Borong, Floresa.co – Camat Kecamatan Kota Komba, Kabupaten Manggarai Timur, Flores, NTT, Ferdinandus Lendo membatah adanya intimidasi dalam rapat penyerahaan tanah untuk bandar udara (bandara) di Tanjung Bendera. Ia mengatakan semua pihak yang hadir dalam rapat yang berlangsung 23 April lalu itu diberi kesemapatan untuk bicara.
Sebelumnya, laporan mengenai adanya intimidasi ini dikemukakan oleh Ketua Paguyuban Motu Tujuh Bersaudara, Irenius Lagung.
Pertemuan tersebut, kata Irenus, terkesan sudah diatur sedemikian rupa, sarat intimidasi dan konspiratif sehingga utusan yang ditugaskan sebagai pemantau pertemuan dari sub-klan Motu Kaju Leke, Motu Poso Watunggong dan Leke, dan Motu Kaju Wolomboro nyaris tak bisa mengemukakan gagasan secara bebas dan nyaman.
Namun, camat Kota Komba Ferdinandus Lendo yang memimpin rapat itu membantah tudingan Irenius. “Rapat tanggal 23 itu tidak ada intimidasinya, terus terang saja. Karena kita lebih banyak lempar ke forum dan saya punya catatan terkait usulan-usulan. Termasuk om Iren sendiri itu juga menyampaikan usulan bahwa harus ada kompensasi. Saya tanya Pak Kadis (Kadis Perhubungan Matim), dia bilang untuk itu tidak disiapkan kompensasi terkait penyerahan tanah itu,”jelas Ferdindanus kepada Floresa.co, Rabu (6/5/2015).

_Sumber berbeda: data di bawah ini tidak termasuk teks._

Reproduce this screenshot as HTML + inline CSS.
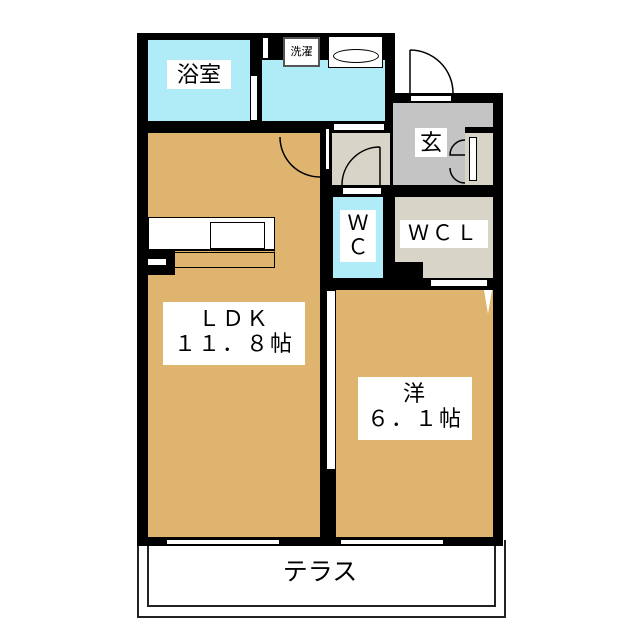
<!DOCTYPE html>
<html><head><meta charset="utf-8"><style>
body{margin:0;width:640px;height:640px;background:#fff;position:relative;overflow:hidden;font-family:"Liberation Sans","Noto Sans CJK JP",sans-serif}
div{position:absolute;box-sizing:border-box}
.k{background:#000}
.w{background:#fff}
.lb{background:#fff;color:#000;text-align:center;line-height:1.15}
svg{position:absolute;left:0;top:0}
</style></head><body>
<!-- terrace -->
<div style="left:137px;top:540px;width:369px;height:78px;border:2px solid #222;border-top:none"></div>
<div style="left:147px;top:540px;width:349px;height:67px;border:2px solid #222;border-top:none"></div>
<div class="lb" style="left:275px;top:558px;width:90px;font-size:25px">テラス</div>

<!-- outer walls -->
<div class="k" style="left:137px;top:33px;width:258px;height:513px"></div>
<div class="k" style="left:322px;top:93px;width:181px;height:453px"></div>

<!-- bath -->
<div style="left:148px;top:40px;width:102px;height:81px;background:#b0ecf8"></div>
<div class="lb" style="left:167px;top:60px;width:64px;font-size:22px;padding:2px 0">浴室</div>
<div class="w" style="left:250px;top:75px;width:8px;height:46px;border:1px solid #000"></div>
<!-- washroom -->
<div style="left:262px;top:60px;width:123px;height:61px;background:#b0ecf8"></div>
<div class="w" style="left:283px;top:37px;width:37px;height:30px;border:2px solid #555;font-size:11px;text-align:center;line-height:26px">洗濯</div>
<div class="w" style="left:328px;top:36px;width:55px;height:32px;border:1px solid #000"></div>
<div style="left:333px;top:49px;width:46px;height:14px;border:1.5px solid #000;border-radius:50%"></div>
<div class="w" style="left:263px;top:38px;width:5px;height:20px"></div>

<!-- LDK -->
<div style="left:148px;top:133px;width:172px;height:404px;background:#dfb46e"></div>
<div class="w" style="left:325px;top:128px;width:5px;height:42px;border:1px solid #000"></div>
<div class="w" style="left:148px;top:217px;width:127px;height:33px;border:1px solid #000"></div>
<div style="left:210px;top:222px;width:55px;height:27px;border:1px solid #000;background:#fff"></div>
<div style="left:148px;top:250px;width:127px;height:18px;border:1px solid #000;border-top:3px double #000"></div>
<div class="k" style="left:140px;top:250px;width:35px;height:25px"></div>
<div class="w" style="left:148px;top:259px;width:18px;height:6px"></div>
<div class="lb" style="left:163px;top:302px;width:142px;height:63px;font-size:22px;padding-top:4px;letter-spacing:2px">ＬＤＫ<br>１１．８帖</div>

<!-- hall -->
<div style="left:332px;top:133px;width:58px;height:52px;background:#d8d4c8"></div>
<div class="w" style="left:333px;top:123px;width:52px;height:8px;border:1px solid #000"></div>
<div class="w" style="left:342px;top:187px;width:40px;height:8px;border:1px solid #000"></div>
<!-- genkan -->
<div style="left:393px;top:103px;width:100px;height:82px;background:#c4c4c4"></div>
<div style="left:465px;top:130px;width:28px;height:55px;background:#d8d4c8"></div>
<div class="k" style="left:465px;top:127px;width:38px;height:6px"></div>
<div class="w" style="left:469px;top:137px;width:8px;height:44px;border:1px solid #000"></div>
<div class="lb" style="left:415px;top:128px;width:32px;font-size:22px;padding:2px 0">玄</div>
<div class="w" style="left:410px;top:95px;width:42px;height:7px;border:1px solid #000"></div>
<!-- WC -->
<div style="left:333px;top:197px;width:50px;height:81px;background:#b0ecf8"></div>
<div class="lb" style="left:340px;top:210px;width:36px;font-size:21px;padding:2px 0">Ｗ<br>Ｃ</div>
<!-- WCL -->
<div style="left:395px;top:197px;width:98px;height:81px;background:#d8d4c8"></div>
<div class="k" style="left:393px;top:262px;width:30px;height:20px"></div>
<div class="lb" style="left:400px;top:220px;width:88px;font-size:21px;padding:2px 0;letter-spacing:3px">ＷＣＬ</div>
<div class="w" style="left:430px;top:279px;width:58px;height:8px;border:1px solid #000"></div>

<!-- Yo -->
<div style="left:336px;top:290px;width:157px;height:247px;background:#dfb46e"></div>
<div class="w" style="left:326px;top:290px;width:10px;height:180px;border:1.5px solid #000"></div>
<div class="lb" style="left:358px;top:377px;width:114px;height:63px;font-size:22px;padding-top:4px;letter-spacing:2px">洋<br>６．１帖</div>
<div style="left:484px;top:290px;width:0;height:0;border-left:4px solid transparent;border-right:4px solid transparent;border-top:24px solid #fff"></div>

<!-- windows bottom -->
<div class="w" style="left:166px;top:539px;width:114px;height:6px;border:1px solid #000"></div>
<div class="w" style="left:340px;top:539px;width:104px;height:6px;border:1px solid #000"></div>

<svg width="640" height="640" fill="none" stroke="#000" stroke-width="1.5">
<path d="M280 137 A40 40 0 0 0 320 177"/>
<path d="M410 50 L410 93 M410 50 A43 43 0 0 1 453 93"/>
<path d="M380 147 L380 185 M380 147 A38 38 0 0 0 342 185"/>
<path d="M465 140 A15 15 0 0 0 450 155 L465 155 M465 183 A15 15 0 0 1 450 168"/>
</svg>
</body></html>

Ia mengakui memang saat itu ada tarik ulur terkait luas lahan yang diserahkan. Karena, dalam master plan lahan yang dibutuhkan mencapai 200 hektare. “Tetapi saat itu termasuk Om Iren mengatakan kita kembali ke dokumen awal, studi awal yang dibutuhkan 80-100 hektare, sehingga itu yang diserahkan waktu itu,”ujarnya.
Ditanya, apakah penyerahan 100 hektare itu sudah disepakati oleh tujuh sub-klan suku Motu, Ferdinandus mengatakan pihaknya tidak mengundang semuanya.
“Kita tidak bisa mengundang semua dan kami juga tidak tahu tujuh klan yang Motu itu yang mana-mana, tetapi ini kan (yang hadir) perwakilan dari suku-suku yang ada, termasuk suku Suka,Panda, Liti, itu kita undang semua. Jadi, penyerahan oleh Motu itu disaksikan oleh suku-suku yang lain termasuk orang Lowa, orang Suka, mereka menandatangani itu,”ujarnya.
Ferdinandus mengatakan nama-nama yang diundang dalam rapat tanggal 23 April itu berdasarkan data dari Dinas Perhubungan Matim dan disinkronkan dengan daftar nama yang pernah diundang saat konsultasi publik awal dan sidang Amdal.
Ia mengakui tidak bisa mengundang semua orang daru suku Motu. “Karena kita dibatasi jumlahnya, kita dikasih jumlah 39 orang dengan anggaran yang ada di Dinas Perhubungan. Sehingga kita keluarkan undangan ke 11 suku, sehinga terjadi rapat tanggal 23. Khususnya untuk teman-teman yang dari Motu ini, memang yang kita undang empat orang,”ujarnya.
Untuk diketahui pemilikhak ulayat tanah untuk bandara tersebut adalah suku Motu. Suku ini memiliki tujuh sub klan. Namun, sejumlah anggota sub klan suku Motu ini mengatakan penyerahaan tanah untuk kepentingan bandara dalam rapat 23 April lalu belum sah. Karena tidak semua klan suku Motu terlibat. (Petrus D/PTD/Floresa).